**Short task**
Give back only the lines from the one that contains "Write the Chart.js code for this chart." through the one that contains "const yTicksLeft = [0,5,10,15,20,25,30];", word for word and without images.

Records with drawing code
==========
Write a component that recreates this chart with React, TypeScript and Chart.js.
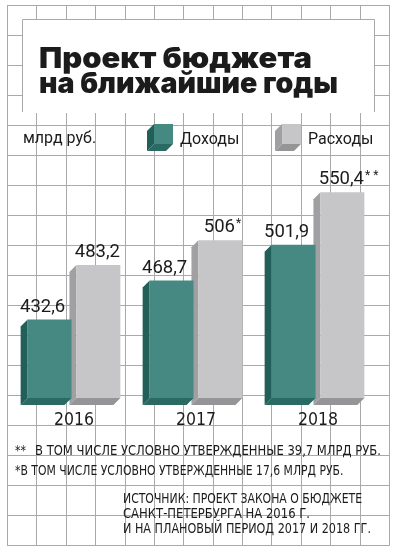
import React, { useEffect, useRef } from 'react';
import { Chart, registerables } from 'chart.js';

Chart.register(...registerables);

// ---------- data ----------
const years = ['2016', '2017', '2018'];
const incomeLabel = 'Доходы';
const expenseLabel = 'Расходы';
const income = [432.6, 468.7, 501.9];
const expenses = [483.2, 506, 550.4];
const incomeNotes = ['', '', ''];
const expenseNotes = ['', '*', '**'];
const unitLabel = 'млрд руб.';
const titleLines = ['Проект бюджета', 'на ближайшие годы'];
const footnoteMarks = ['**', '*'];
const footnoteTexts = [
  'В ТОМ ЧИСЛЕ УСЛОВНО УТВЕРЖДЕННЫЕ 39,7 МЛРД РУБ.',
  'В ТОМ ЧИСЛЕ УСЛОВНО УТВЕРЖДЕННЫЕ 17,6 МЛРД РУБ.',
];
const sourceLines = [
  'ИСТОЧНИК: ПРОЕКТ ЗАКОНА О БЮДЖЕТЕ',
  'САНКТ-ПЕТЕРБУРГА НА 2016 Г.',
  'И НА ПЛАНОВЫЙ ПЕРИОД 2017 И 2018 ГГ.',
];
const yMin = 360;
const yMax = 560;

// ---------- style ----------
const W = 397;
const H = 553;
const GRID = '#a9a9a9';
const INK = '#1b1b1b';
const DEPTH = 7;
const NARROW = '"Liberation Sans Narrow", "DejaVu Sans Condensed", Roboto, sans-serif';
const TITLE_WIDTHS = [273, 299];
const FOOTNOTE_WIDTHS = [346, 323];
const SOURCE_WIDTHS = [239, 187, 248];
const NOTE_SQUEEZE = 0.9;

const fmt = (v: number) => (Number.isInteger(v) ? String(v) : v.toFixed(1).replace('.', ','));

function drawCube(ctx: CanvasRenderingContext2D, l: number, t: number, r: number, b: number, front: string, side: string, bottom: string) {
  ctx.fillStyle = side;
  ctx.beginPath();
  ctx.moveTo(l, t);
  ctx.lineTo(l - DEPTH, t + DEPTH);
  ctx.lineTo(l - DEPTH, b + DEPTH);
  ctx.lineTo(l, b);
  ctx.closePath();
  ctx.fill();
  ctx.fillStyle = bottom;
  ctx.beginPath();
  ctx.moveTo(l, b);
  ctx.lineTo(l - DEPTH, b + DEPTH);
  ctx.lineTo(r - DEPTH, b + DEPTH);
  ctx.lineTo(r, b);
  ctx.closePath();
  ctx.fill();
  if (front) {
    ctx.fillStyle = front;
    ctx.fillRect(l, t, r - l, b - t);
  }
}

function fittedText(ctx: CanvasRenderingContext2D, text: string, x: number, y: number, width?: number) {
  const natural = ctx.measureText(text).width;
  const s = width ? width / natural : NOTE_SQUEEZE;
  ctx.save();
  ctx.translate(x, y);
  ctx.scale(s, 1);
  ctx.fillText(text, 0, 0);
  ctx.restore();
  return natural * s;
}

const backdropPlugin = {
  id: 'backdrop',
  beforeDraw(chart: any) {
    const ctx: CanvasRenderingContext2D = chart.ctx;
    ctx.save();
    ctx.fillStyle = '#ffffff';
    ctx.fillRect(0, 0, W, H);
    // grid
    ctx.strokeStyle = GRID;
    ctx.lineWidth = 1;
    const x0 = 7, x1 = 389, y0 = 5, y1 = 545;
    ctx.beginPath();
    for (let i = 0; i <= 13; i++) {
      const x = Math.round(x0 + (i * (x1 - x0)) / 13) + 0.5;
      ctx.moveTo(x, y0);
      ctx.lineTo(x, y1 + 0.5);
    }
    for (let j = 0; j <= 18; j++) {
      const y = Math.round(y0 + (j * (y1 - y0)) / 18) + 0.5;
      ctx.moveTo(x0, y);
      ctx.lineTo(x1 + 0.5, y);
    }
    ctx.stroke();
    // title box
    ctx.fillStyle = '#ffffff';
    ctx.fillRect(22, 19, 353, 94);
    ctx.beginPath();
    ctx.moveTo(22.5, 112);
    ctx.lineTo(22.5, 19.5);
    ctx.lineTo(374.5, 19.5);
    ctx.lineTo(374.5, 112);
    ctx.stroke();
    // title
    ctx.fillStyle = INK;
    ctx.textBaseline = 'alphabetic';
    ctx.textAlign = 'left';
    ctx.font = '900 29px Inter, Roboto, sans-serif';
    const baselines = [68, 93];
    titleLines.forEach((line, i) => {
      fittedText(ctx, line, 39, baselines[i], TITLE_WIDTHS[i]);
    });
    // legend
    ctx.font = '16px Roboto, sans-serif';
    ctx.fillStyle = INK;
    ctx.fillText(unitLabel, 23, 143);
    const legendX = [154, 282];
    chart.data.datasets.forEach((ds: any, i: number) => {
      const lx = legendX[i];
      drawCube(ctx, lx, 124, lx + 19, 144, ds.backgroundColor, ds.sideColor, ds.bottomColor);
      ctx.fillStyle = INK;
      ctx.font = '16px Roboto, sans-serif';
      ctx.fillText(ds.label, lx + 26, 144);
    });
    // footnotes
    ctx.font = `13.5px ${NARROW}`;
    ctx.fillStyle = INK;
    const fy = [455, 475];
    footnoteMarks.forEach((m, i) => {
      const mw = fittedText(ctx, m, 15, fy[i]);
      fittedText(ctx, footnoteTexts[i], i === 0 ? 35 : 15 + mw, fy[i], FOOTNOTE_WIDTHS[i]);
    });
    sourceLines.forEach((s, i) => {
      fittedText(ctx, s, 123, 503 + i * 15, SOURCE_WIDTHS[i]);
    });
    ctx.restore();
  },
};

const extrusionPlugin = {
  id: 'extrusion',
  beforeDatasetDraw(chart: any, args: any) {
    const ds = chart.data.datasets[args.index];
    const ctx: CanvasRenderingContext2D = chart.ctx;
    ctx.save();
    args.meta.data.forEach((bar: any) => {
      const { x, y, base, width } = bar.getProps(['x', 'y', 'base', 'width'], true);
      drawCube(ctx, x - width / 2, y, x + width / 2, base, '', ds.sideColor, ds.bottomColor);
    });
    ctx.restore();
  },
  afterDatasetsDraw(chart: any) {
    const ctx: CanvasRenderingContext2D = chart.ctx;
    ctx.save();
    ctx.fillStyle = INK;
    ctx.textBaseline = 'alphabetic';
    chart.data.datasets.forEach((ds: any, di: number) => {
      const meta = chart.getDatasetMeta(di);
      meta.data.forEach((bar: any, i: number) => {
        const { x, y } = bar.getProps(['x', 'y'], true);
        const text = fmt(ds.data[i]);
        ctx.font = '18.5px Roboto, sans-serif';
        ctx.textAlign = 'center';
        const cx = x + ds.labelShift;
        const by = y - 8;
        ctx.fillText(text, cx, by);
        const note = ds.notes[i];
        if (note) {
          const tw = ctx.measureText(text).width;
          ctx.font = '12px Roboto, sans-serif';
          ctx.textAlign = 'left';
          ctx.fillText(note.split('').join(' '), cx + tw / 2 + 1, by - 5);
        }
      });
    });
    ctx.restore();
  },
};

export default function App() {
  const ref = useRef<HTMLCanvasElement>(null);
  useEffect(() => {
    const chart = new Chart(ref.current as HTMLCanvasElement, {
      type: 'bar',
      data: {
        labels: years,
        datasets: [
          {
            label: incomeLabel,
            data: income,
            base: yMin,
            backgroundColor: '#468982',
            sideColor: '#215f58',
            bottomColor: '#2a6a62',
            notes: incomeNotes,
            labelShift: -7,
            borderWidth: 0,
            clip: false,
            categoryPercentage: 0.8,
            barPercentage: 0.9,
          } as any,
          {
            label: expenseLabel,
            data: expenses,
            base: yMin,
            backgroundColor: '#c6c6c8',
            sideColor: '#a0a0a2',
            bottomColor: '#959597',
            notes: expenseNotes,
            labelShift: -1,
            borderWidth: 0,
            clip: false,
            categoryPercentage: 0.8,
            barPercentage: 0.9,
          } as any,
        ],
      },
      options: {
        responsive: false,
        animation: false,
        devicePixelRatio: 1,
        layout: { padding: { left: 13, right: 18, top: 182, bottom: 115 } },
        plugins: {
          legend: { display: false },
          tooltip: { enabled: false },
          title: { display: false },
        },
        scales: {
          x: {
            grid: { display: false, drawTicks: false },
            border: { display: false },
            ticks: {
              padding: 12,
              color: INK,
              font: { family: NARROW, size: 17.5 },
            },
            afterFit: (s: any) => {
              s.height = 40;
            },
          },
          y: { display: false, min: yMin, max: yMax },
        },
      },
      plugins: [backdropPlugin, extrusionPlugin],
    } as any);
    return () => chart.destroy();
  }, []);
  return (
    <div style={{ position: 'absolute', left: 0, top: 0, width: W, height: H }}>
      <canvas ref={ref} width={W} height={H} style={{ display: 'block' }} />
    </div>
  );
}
==========
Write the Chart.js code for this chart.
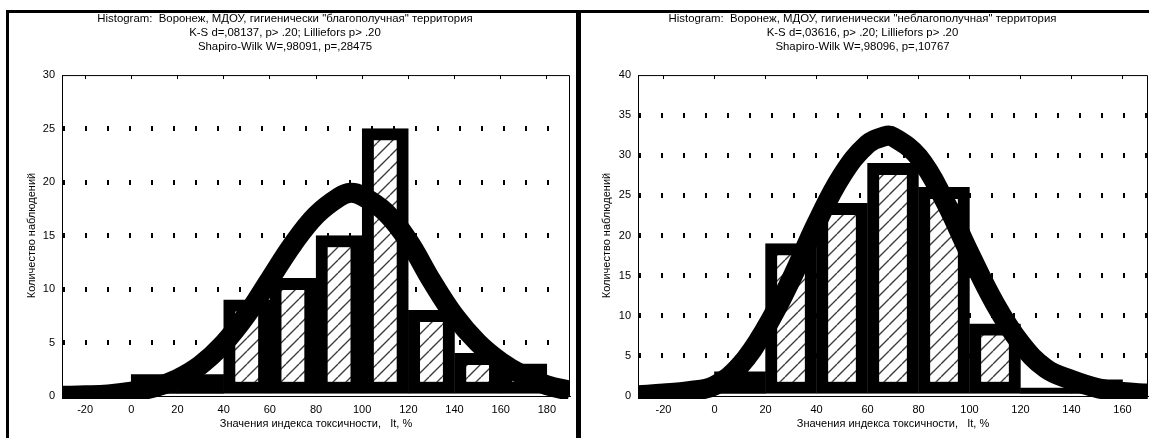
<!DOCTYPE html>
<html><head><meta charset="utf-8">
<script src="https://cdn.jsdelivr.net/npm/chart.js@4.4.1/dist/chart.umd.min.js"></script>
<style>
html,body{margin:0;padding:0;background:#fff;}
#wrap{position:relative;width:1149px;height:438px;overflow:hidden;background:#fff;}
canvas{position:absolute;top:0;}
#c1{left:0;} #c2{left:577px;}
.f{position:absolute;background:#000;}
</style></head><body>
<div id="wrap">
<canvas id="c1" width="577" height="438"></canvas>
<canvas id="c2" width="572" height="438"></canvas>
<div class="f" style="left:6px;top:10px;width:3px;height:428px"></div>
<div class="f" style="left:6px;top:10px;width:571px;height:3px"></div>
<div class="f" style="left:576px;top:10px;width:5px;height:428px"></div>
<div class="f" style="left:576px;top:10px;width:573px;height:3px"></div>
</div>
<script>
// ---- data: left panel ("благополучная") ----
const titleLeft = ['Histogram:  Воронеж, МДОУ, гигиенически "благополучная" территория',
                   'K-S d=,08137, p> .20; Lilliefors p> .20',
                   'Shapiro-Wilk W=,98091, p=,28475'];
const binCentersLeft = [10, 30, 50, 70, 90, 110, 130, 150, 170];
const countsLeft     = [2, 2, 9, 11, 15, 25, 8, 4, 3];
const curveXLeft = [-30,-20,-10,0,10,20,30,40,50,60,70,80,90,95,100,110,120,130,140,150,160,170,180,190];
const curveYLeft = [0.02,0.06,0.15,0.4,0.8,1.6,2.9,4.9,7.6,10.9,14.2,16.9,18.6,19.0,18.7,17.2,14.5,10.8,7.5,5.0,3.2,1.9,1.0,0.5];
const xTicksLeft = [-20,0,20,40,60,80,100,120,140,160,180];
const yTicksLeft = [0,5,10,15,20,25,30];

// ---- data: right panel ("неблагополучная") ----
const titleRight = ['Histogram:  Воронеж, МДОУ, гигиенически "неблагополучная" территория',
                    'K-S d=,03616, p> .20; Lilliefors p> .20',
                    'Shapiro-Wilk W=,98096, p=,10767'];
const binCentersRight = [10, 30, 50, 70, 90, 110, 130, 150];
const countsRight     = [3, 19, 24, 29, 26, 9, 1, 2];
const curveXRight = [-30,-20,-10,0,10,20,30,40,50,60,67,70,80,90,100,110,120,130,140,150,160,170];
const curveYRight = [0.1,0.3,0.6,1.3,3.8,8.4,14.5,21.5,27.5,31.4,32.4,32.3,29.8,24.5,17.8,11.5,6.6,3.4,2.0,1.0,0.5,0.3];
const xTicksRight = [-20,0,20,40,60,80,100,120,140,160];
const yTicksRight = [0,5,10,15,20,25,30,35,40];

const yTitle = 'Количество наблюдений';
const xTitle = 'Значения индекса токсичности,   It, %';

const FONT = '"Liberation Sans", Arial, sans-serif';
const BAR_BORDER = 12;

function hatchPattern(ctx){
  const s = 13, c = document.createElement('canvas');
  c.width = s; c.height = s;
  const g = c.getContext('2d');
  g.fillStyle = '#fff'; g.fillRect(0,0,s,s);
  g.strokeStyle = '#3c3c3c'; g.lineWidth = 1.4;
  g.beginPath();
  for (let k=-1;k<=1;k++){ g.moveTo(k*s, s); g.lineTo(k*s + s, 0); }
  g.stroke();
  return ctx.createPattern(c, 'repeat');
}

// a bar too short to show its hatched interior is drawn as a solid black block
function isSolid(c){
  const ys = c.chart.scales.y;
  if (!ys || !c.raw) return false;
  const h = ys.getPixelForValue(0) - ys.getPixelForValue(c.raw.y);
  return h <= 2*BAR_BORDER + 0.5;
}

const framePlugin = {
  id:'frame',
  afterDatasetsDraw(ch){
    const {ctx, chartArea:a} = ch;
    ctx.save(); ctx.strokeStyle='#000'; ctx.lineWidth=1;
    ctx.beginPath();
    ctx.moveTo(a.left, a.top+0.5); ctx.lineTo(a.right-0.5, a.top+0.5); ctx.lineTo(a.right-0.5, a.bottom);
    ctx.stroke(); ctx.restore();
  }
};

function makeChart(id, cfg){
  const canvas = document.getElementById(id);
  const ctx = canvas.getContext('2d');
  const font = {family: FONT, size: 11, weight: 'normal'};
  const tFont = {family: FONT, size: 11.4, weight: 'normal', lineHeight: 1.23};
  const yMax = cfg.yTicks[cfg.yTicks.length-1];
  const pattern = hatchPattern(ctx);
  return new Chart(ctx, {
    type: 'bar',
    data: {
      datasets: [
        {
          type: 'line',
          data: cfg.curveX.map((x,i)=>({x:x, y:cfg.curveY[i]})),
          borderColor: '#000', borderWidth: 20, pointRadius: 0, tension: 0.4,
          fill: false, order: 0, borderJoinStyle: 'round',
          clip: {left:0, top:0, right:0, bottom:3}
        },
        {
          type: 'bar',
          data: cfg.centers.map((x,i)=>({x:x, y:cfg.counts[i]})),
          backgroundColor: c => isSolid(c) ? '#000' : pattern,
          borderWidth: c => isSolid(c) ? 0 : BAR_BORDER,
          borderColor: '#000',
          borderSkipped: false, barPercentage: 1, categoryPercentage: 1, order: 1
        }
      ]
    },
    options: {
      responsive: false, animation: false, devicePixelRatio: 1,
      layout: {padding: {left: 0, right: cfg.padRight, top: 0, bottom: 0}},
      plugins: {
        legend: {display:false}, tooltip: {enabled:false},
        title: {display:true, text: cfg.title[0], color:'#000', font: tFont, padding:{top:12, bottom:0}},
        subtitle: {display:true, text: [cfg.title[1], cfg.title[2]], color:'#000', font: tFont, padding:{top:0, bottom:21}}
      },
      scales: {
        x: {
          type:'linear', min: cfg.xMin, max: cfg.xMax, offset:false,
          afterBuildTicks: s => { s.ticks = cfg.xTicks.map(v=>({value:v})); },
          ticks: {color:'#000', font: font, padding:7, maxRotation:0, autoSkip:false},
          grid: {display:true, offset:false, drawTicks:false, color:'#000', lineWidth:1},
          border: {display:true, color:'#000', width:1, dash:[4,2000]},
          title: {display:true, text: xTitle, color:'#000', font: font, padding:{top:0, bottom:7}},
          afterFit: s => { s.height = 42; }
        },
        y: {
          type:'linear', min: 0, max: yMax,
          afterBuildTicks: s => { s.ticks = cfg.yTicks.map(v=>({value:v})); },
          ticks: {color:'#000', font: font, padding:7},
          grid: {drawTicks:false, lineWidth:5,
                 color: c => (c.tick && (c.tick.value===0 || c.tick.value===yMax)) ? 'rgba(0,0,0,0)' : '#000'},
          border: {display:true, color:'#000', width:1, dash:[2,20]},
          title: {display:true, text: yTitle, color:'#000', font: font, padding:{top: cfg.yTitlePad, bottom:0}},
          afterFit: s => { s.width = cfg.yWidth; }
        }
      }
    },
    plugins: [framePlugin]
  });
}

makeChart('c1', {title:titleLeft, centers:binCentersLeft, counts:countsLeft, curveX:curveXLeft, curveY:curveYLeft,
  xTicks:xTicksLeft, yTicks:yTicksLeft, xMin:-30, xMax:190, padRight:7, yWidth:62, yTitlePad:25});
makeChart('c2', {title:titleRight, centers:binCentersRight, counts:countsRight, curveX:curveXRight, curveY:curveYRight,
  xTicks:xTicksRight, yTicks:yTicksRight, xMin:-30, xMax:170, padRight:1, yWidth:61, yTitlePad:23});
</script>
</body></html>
==========
**Answer to this exercise**
Write the Chart.js code for this chart.
<!DOCTYPE html>
<html><head><meta charset="utf-8">
<script src="https://cdn.jsdelivr.net/npm/chart.js@4.4.1/dist/chart.umd.min.js"></script>
<style>
html,body{margin:0;padding:0;background:#fff;}
#wrap{position:relative;width:1149px;height:438px;overflow:hidden;background:#fff;}
canvas{position:absolute;top:0;}
#c1{left:0;} #c2{left:577px;}
.f{position:absolute;background:#000;}
</style></head><body>
<div id="wrap">
<canvas id="c1" width="577" height="438"></canvas>
<canvas id="c2" width="572" height="438"></canvas>
<div class="f" style="left:6px;top:10px;width:3px;height:428px"></div>
<div class="f" style="left:6px;top:10px;width:571px;height:3px"></div>
<div class="f" style="left:576px;top:10px;width:5px;height:428px"></div>
<div class="f" style="left:576px;top:10px;width:573px;height:3px"></div>
</div>
<script>
// ---- data: left panel ("благополучная") ----
const titleLeft = ['Histogram:  Воронеж, МДОУ, гигиенически "благополучная" территория',
                   'K-S d=,08137, p> .20; Lilliefors p> .20',
                   'Shapiro-Wilk W=,98091, p=,28475'];
const binCentersLeft = [10, 30, 50, 70, 90, 110, 130, 150, 170];
const countsLeft     = [2, 2, 9, 11, 15, 25, 8, 4, 3];
const curveXLeft = [-30,-20,-10,0,10,20,30,40,50,60,70,80,90,95,100,110,120,130,140,150,160,170,180,190];
const curveYLeft = [0.02,0.06,0.15,0.4,0.8,1.6,2.9,4.9,7.6,10.9,14.2,16.9,18.6,19.0,18.7,17.2,14.5,10.8,7.5,5.0,3.2,1.9,1.0,0.5];
const xTicksLeft = [-20,0,20,40,60,80,100,120,140,160,180];
const yTicksLeft = [0,5,10,15,20,25,30];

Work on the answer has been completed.